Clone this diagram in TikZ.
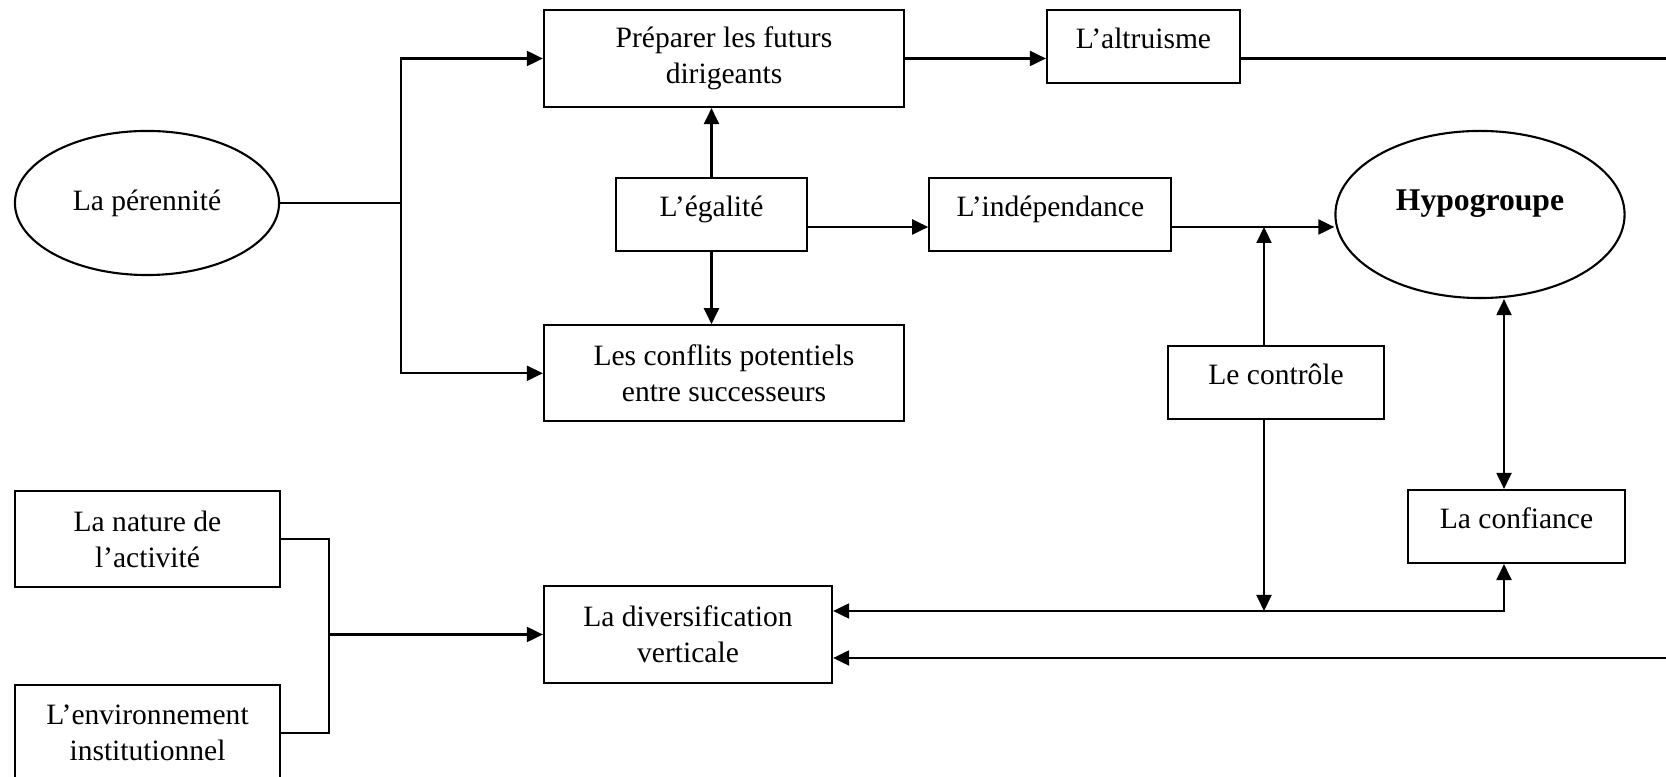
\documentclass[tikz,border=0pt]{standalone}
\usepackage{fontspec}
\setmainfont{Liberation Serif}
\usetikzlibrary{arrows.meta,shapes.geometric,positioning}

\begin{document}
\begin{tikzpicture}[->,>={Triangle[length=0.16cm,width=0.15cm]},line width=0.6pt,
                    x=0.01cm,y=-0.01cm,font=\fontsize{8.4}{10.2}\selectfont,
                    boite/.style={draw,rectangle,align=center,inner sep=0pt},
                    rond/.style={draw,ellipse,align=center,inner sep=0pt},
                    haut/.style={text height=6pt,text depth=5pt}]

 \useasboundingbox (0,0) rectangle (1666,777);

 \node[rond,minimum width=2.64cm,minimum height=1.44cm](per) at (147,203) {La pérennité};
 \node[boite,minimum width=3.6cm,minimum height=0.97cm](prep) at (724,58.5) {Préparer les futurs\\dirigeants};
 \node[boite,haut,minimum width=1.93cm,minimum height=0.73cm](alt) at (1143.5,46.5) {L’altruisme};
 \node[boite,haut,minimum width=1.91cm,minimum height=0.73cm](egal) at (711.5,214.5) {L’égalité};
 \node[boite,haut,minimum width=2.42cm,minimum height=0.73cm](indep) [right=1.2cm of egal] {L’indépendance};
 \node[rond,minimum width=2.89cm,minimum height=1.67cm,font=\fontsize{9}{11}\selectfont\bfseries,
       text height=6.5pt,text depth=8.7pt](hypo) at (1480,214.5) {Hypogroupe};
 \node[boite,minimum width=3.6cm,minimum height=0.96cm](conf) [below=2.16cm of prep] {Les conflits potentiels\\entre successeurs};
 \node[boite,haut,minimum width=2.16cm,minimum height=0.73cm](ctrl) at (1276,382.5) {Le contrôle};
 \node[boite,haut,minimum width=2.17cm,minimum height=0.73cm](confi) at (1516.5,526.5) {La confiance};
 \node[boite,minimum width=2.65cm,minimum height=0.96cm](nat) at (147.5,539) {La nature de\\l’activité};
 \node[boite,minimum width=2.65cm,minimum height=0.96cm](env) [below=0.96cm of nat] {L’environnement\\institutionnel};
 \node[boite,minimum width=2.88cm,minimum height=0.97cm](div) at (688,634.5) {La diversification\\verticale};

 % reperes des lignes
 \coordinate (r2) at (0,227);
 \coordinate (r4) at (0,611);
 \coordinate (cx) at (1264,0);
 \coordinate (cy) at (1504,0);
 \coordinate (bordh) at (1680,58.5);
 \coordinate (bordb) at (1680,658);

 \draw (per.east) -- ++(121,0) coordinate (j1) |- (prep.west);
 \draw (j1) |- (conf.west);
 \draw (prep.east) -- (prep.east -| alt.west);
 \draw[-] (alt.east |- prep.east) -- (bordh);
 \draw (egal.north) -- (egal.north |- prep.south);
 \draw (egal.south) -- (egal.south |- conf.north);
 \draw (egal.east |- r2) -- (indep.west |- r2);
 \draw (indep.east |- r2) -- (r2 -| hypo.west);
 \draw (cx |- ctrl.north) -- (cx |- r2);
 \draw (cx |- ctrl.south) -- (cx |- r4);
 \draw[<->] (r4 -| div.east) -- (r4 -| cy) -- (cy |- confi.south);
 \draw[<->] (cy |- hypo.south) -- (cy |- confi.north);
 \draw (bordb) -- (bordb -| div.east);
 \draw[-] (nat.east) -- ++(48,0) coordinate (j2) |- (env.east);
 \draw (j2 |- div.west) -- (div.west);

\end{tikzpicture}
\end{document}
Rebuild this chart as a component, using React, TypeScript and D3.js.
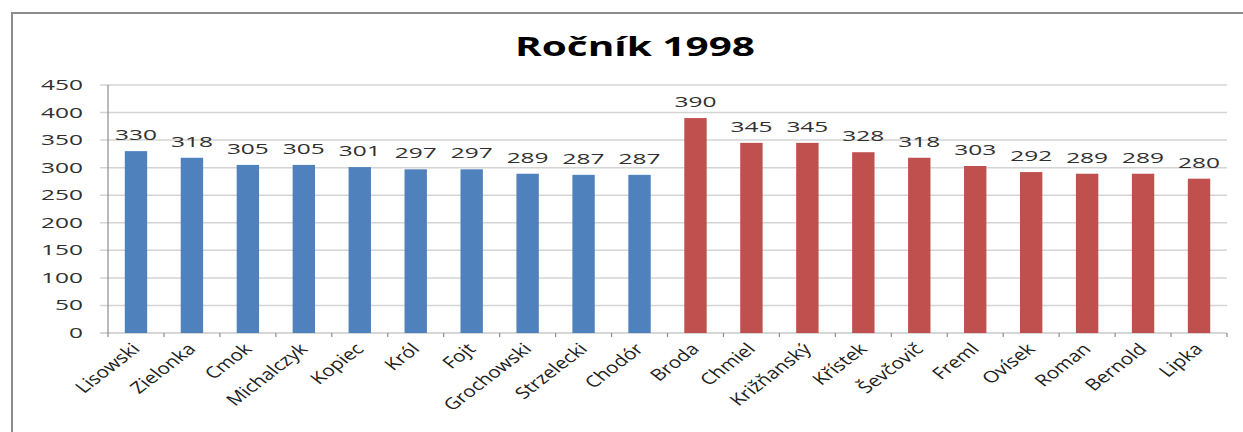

--------

Brief: Pictures are to be left out; the records above must be repeated word for word.

Solution for this task:
Clone this diagram in TikZ.
\documentclass[tikz,border=0pt]{standalone}
\usepackage{fontspec}
\setmainfont{Liberation Serif}
\usetikzlibrary{arrows.meta,shapes.geometric,positioning}

\begin{document}
\begin{tikzpicture}[->,>={Triangle[length=0.16cm,width=0.15cm]},line width=0.6pt,
                    x=0.01cm,y=-0.01cm,font=\fontsize{8.4}{10.2}\selectfont,
                    boite/.style={draw,rectangle,align=center,inner sep=0pt},
                    rond/.style={draw,ellipse,align=center,inner sep=0pt},
                    haut/.style={text height=6pt,text depth=5pt}]

 \useasboundingbox (0,0) rectangle (1666,777);

 \node[rond,minimum width=2.64cm,minimum height=1.44cm](per) at (147,203) {La pérennité};
 \node[boite,minimum width=3.6cm,minimum height=0.97cm](prep) at (724,58.5) {Préparer les futurs\\dirigeants};
 \node[boite,haut,minimum width=1.93cm,minimum height=0.73cm](alt) at (1143.5,46.5) {L’altruisme};
 \node[boite,haut,minimum width=1.91cm,minimum height=0.73cm](egal) at (711.5,214.5) {L’égalité};
 \node[boite,haut,minimum width=2.42cm,minimum height=0.73cm](indep) [right=1.2cm of egal] {L’indépendance};
 \node[rond,minimum width=2.89cm,minimum height=1.67cm,font=\fontsize{9}{11}\selectfont\bfseries,
       text height=6.5pt,text depth=8.7pt](hypo) at (1480,214.5) {Hypogroupe};
 \node[boite,minimum width=3.6cm,minimum height=0.96cm](conf) [below=2.16cm of prep] {Les conflits potentiels\\entre successeurs};
 \node[boite,haut,minimum width=2.16cm,minimum height=0.73cm](ctrl) at (1276,382.5) {Le contrôle};
 \node[boite,haut,minimum width=2.17cm,minimum height=0.73cm](confi) at (1516.5,526.5) {La confiance};
 \node[boite,minimum width=2.65cm,minimum height=0.96cm](nat) at (147.5,539) {La nature de\\l’activité};
 \node[boite,minimum width=2.65cm,minimum height=0.96cm](env) [below=0.96cm of nat] {L’environnement\\institutionnel};
 \node[boite,minimum width=2.88cm,minimum height=0.97cm](div) at (688,634.5) {La diversification\\verticale};

 % reperes des lignes
 \coordinate (r2) at (0,227);
 \coordinate (r4) at (0,611);
 \coordinate (cx) at (1264,0);
 \coordinate (cy) at (1504,0);
 \coordinate (bordh) at (1680,58.5);
 \coordinate (bordb) at (1680,658);

 \draw (per.east) -- ++(121,0) coordinate (j1) |- (prep.west);
 \draw (j1) |- (conf.west);
 \draw (prep.east) -- (prep.east -| alt.west);
 \draw[-] (alt.east |- prep.east) -- (bordh);
 \draw (egal.north) -- (egal.north |- prep.south);
 \draw (egal.south) -- (egal.south |- conf.north);
 \draw (egal.east |- r2) -- (indep.west |- r2);
 \draw (indep.east |- r2) -- (r2 -| hypo.west);
 \draw (cx |- ctrl.north) -- (cx |- r2);
 \draw (cx |- ctrl.south) -- (cx |- r4);
 \draw[<->] (r4 -| div.east) -- (r4 -| cy) -- (cy |- confi.south);
 \draw[<->] (cy |- hypo.south) -- (cy |- confi.north);
 \draw (bordb) -- (bordb -| div.east);
 \draw[-] (nat.east) -- ++(48,0) coordinate (j2) |- (env.east);
 \draw (j2 |- div.west) -- (div.west);

\end{tikzpicture}
\end{document}
Rebuild this chart as a component, using React, TypeScript and D3.js.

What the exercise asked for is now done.